La lecture de la Sonate en la majeur K.24 omet de considérer les contraintes formelles de l'œuvre, donnant trop d'importance à certains motifs d'introduction ou de transition, comme si la pensée musicale était laissée pour compte. C'est d'autant dommage que la pianiste affirme par ailleurs de grandes qualités et qu'il ne faudrait sans doute pas grand'chose pour que son art atteigne une dimension plus élevée. Dans les Nocturnes Op.9 n°1 et n°2 de Chopin, on apprécie le grand soin apporté aux différentes frappes, mais l'exécution reste lisse.
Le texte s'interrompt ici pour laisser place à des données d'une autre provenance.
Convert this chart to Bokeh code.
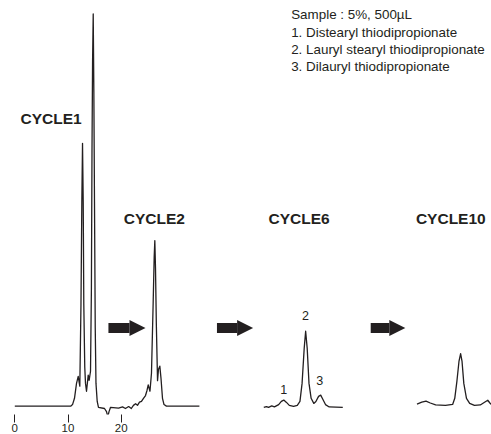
from bokeh.plotting import figure
from bokeh.models import Range1d, Label, Arrow, NormalHead, FixedTicker
from bokeh.embed import file_html
from bokeh.resources import INLINE

# ---- data (time in min, detector signal in relative units) ----
run_time = [0, 10.5, 10.85, 11.22, 11.6, 11.92, 12.22, 12.44, 12.6, 12.73, 12.86, 12.97,
            13.15, 13.29, 13.48, 13.8, 13.98, 14.23, 14.4, 14.51, 14.62, 14.74, 14.86,
            14.98, 15.12, 15.26, 15.49, 15.73, 16.86, 17.24, 17.48, 17.71, 18.0, 19.5,
            20.25, 20.8, 21.4, 21.9, 22.3, 22.7, 23.06, 23.44, 23.81, 24.19, 24.57, 24.85,
            25.08, 25.41, 25.69, 26.01, 26.2, 26.32, 26.45, 26.6, 26.83, 27.01, 27.26,
            27.48, 27.76, 28.05, 28.5, 34.7]
run_signal = [0, 0, 0.4, 2.0, 5.8, 7.6, 5.1, 26, 52, 67.0, 52, 26,
              10, 5.8, 3.8, 7.9, 6.6, 8.9, 30, 64.9, 88, 100, 80,
              52, 20, 5.8, 1.2, -0.3, -0.6, -1.4, -2.7, -1.4, -0.3, -0.5,
              -0.2, -0.6, -0.1, -0.6, 0.2, 0.6, 0.2, 1.0, 1.2, 2.0, 2.7, 4.0,
              5.4, 3.8, 8.4, 26.4, 38, 42.2, 35, 21.2, 6.5, 9.4, 10.2,
              7.1, 2.0, 0.4, 0, 0]

cycle6_time = [46.8, 47.3, 47.7, 48.3, 48.8, 49.6, 50.1, 50.56, 51.07, 51.6, 52.4, 53.1,
               53.6, 54.0, 54.4, 54.67, 54.96, 55.3, 55.7, 56.2, 56.6, 57.1, 57.5, 57.8,
               58.4, 59.1, 61.65]
cycle6_signal = [-0.33, -0.1, -0.33, 0.05, -0.2, 0.4, 1.2, 1.54, 0.95, 0.2, -0.08, 0.2,
                 1.2, 5.8, 14.8, 19.1, 14.8, 5.8, 2.0, 0.7, 1.2, 2.5, 2.8, 2.0,
                 0.4, -0.2, -0.33]

cycle10_time = [75.6, 76.5, 77.3, 78.1, 79.1, 80.95, 82.3, 82.7, 83.1, 83.5, 83.8, 84.06,
                84.4, 84.9, 85.5, 86.4, 87.5, 88.3, 88.9, 89.3, 89.7]
cycle10_signal = [0.5, 1.0, 1.3, 0.8, 0.3, 0.18, 0.44, 2.0, 6.3, 11.5, 13.4, 11.5,
                  5.8, 2.0, 0.7, 0.18, 0.3, 1.0, 1.5, 0.8, 0.3]

tick_values = [0, 10, 20]
tick_labels = ["0", "10", "20"]
cycle_labels = ["CYCLE1", "CYCLE2", "CYCLE6", "CYCLE10"]
peak_labels = ["1", "2", "3"]
sample_lines = ["Sample : 5%, 500\u00b5L",
                "1. Distearyl thiodipropionate",
                "2. Lauryl stearyl thiodipropionate",
                "3. Dilauryl thiodipropionate"]

# ---- layout constants ----
INK = "#231f20"
FONT = "Liberation Sans"

p = figure(width=491, height=434,
           x_range=Range1d(-2.688, 89.605), y_range=Range1d(-2.13, 103.42),
           output_backend="svg", toolbar_location=None,
           y_axis_location=None, min_border=0,
           outline_line_color=None)
p.grid.visible = False

ax = p.xaxis[0]
ax.ticker = FixedTicker(ticks=tick_values)
ax.major_label_overrides = {v: s for v, s in zip(tick_values, tick_labels)}
ax.axis_line_color = None
ax.major_tick_in = 0
ax.major_tick_out = 8
ax.major_tick_line_color = INK
ax.minor_tick_line_color = None
ax.major_label_standoff = 1
ax.major_label_text_font = FONT
ax.major_label_text_font_size = "11.5px"
ax.major_label_text_color = INK

for xs, ys in [(run_time, run_signal), (cycle6_time, cycle6_signal),
               (cycle10_time, cycle10_signal)]:
    p.line(xs, ys, line_color=INK, line_width=1.3, line_join="round")

# arrows
for xs, xe in [(17.6, 24.57), (38.0, 44.8), (66.9, 73.4)]:
    p.add_layout(Arrow(end=NormalHead(size=16, fill_color=INK, line_color=INK, line_width=0),
                       x_start=xs, y_start=19.95, x_end=xe, y_end=19.95,
                       line_color=INK, line_width=10))

# cycle titles
for txt, (lx, ly) in zip(cycle_labels, [(1.07, 73.4), (20.49, 47.9), (47.69, 47.9), (75.4, 47.9)]):
    p.add_layout(Label(x=lx, y=ly, text=txt, text_font=FONT, text_font_style="bold",
                       text_font_size="15.5px", text_color=INK, text_baseline="middle",
                       text_align="left"))

# peak numbers
for txt, (lx, ly) in zip(peak_labels, [(50.56, 4.28), (54.64, 23.0), (57.33, 6.5)]):
    p.add_layout(Label(x=lx, y=ly, text=txt, text_font=FONT, text_font_size="12.5px",
                       text_color=INK, text_baseline="middle", text_align="center"))

# sample description
for txt, ly in zip(sample_lines, [99.8, 95.3, 91.0, 86.7]):
    p.add_layout(Label(x=51.95, y=ly, text=txt, text_font=FONT, text_font_size="13.4px",
                       text_color=INK, text_baseline="middle", text_align="left"))

open("out.html", "w").write(file_html(p, INLINE))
Racha Arodaky révèle un chant somptueusement porté dans l'Étude en si bémol mineur Op.104 n°1 de Mendelssohn. Là, tout ce que l'écouter de ce qui précéda n’invitait guère à espérer trouve la maturité nécessaire. Retour à Chopin avec l'Étude en fa mineur Op.25 n°2 dans une approche satisfaisante, sans plus, la pianiste se montrant même brutale dans l'Étude en ut mineur Op.10 n°12. C'est avec Kreisleriana Op.16 de Schumann, gentiment articulé, qu'elle prend congé.
Vendredi soir, nous entendions Roustem Saitkoulov [photo] dans un programme généreux. Ce pianiste est né à Kazan il y a une trentaine d'années ; il fut l’élève d’Elisso Virssaladze avant que de nombreuses récompenses et distinctions viennent saluer son jeu, parmi lesquelles les prix des concours Ferruccio Busoni, Géza Anda, Marguerite Long, Monte-Carlo, Rome et Pretoria. Dès la première des Quatre études Op.41 d’Anton Arenski, compositeur rarement joué, l'extrême souplesse de son jeu frappe l'auditoire. La seconde montre un grand sens de la polyphonie et un art certain de la couleur, le pianiste caractérisant les motifs et différentiant habilement les plans sonores, avec une articulation d'une étonnante légèreté, tandis que la suivante affirme son agilité hors du commun. Indéniablement, Saitkoulov possède une frappe imparable, fine et ferme, que les Préludes Op.63 n°11 et n°12 ne désavouent pas, tout en prouvant d’une grande richesse de sonorité et d’un lyrisme contenu, dans une fluidité fascinante.
Avec Carnaval Op.9 de Schumann, le musicien dessine décors et paysages où raconter des histoires, mordant le clavier du Préambule tout en suggérant un Arlequin grotesque à souhait, un Florestan fantasque, un Eusebius poseur de questions, dans une interprétation raffinée à l'expressivité discrète.
Après l'entracte, Roustem Saitkoulov rend un bel hommage à Chopin. Il fait mouche dans l'Étude Op.10 n°1 avec une opulence sonore stupéfiante. Dans la Berceuse Op.57, l’agilité va de soi, le jeu se concentrant davantage sur le caractère méditatif. Le public ne bouge ni ne bronche : chacun est suspendu à l'exquise rondeur du chant. Pour finir, le pianiste russe donne une sensible et magistrale Sonate en si mineur n°3 Op.58 qu'il initie par un Allegro maestoso d'une profondeur inouïe dans une couleur pré-impressionniste. Le legato de la mélodie centrale du Scherzo bénéficie d'un phrasé excellent, avec une liberté quasi recitativo, révélant soudain une vision plus personnelle. De même Saitkoulov offre-t-il un Largo délicieusement belcantiste sans perdre de vue une relative gravité, puis un Presto magnifiquement architecturé.